Sonny Shackelford

No. 80
- Position: Wide receiver

Personal information
- Born: April 13, 1985 (age 41) Los Angeles, California, U.S.
- Listed height: 6 ft 1 in (1.85 m)
- Listed weight: 188 lb (85 kg)

Career information
- College: Washington
- NFL draft: 2007: undrafted

Career history
- San Diego Chargers (2007)*; Spokane Shock (2009)*; Mahoning Valley Thunder (2009)*; California Redwoods (2009); Sacramento Mountain Lions (2009–2010);
- * Offseason or practice squad member only

= Sonny Shackelford =

American football player (born 1985)

Sonny Shackelford (born April 13, 1985) is an American former football wide receiver.

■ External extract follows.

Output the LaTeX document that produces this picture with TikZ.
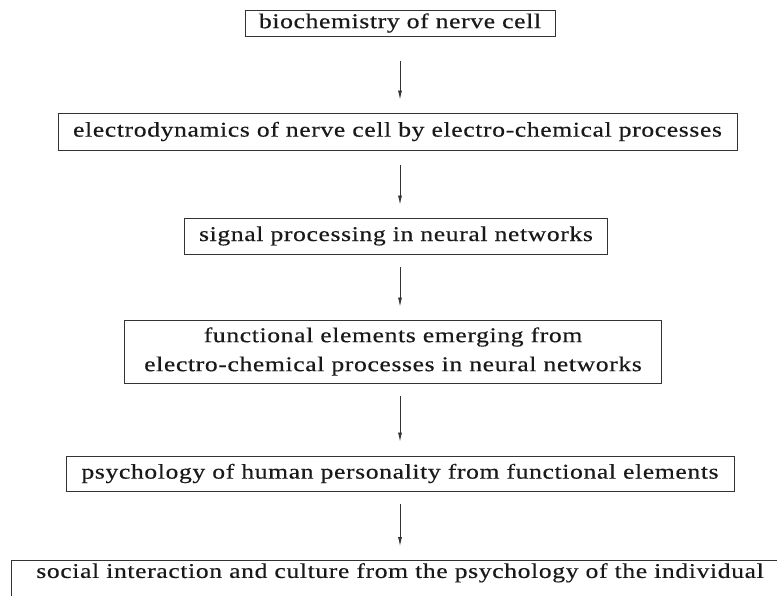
\documentclass[tikz,border=0pt]{standalone}
\usepackage{fontspec}
\setmainfont{Liberation Serif}[FakeStretch=1.22,LetterSpace=3,FakeBold=0.4]
\usetikzlibrary{arrows.meta}

\begin{document}
\begin{tikzpicture}[
  x=1pt, y=-1pt,
  box/.style={draw=black!80, line width=0.9pt, inner sep=0pt, align=center,
    font=\fontsize{21}{29}\selectfont, text=black!90},
  arr/.style={draw=black!80, line width=0.8pt, -{Latex[length=9pt,width=4pt]}}
]
\useasboundingbox (0,0) rectangle (777,596);
\coordinate (ax) at (400,0);

% the six levels, top to bottom
\node[box, minimum width=310, minimum height=26] (b1) at (400,23) {biochemistry of nerve cell};
\node[box, minimum width=679, minimum height=37] (b2) at (397.5,131.5) {electrodynamics of nerve cell by electro-chemical processes};
\node[box, minimum width=423, minimum height=36] (b3) at (396,236) {signal processing in neural networks};
\node[box, minimum width=537, minimum height=63] (b4) at (393,351.5) {functional elements emerging from\\electro-chemical processes in neural networks};
\node[box, minimum width=668, minimum height=35] (b5) at (400,473.5) {psychology of human personality from functional elements};
\node[box, anchor=north, minimum width=778, minimum height=60, text height=15, text depth=40] (b6) at (400,560) {social interaction and culture from the psychology of the individual};

% arrows
\draw[arr, shorten <=25, shorten >=13] (b1.south -| ax) -- (b2.north -| ax);
\draw[arr, shorten <=15, shorten >=13] (b2.south -| ax) -- (b3.north -| ax);
\draw[arr, shorten <=13, shorten >=13] (b3.south -| ax) -- (b4.north -| ax);
\draw[arr, shorten <=13, shorten >=14] (b4.south -| ax) -- (b5.north -| ax);
\draw[arr, shorten <=13, shorten >=14] (b5.south -| ax) -- (b6.north -| ax);

\end{tikzpicture}
\end{document}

He was signed by the San Diego Chargers as an undrafted free agent in 2007. He played college football at Washington.

==College career==
Shackelford played at the University of Washington.

==Professional career==

===San Diego Chargers===
Shackelford signed a free agent contract in May 2007 with the National Football League's San Diego Chargers. He was waived on August 27.

===af2===
Shackelford spent time with the Spokane Shock and Mahoning Valley Thunder of af2 in early 2009, but did not appear in a game.

===California Redwoods===
Shackelford was signed by the California Redwoods of the United Football League on August 18, 2009.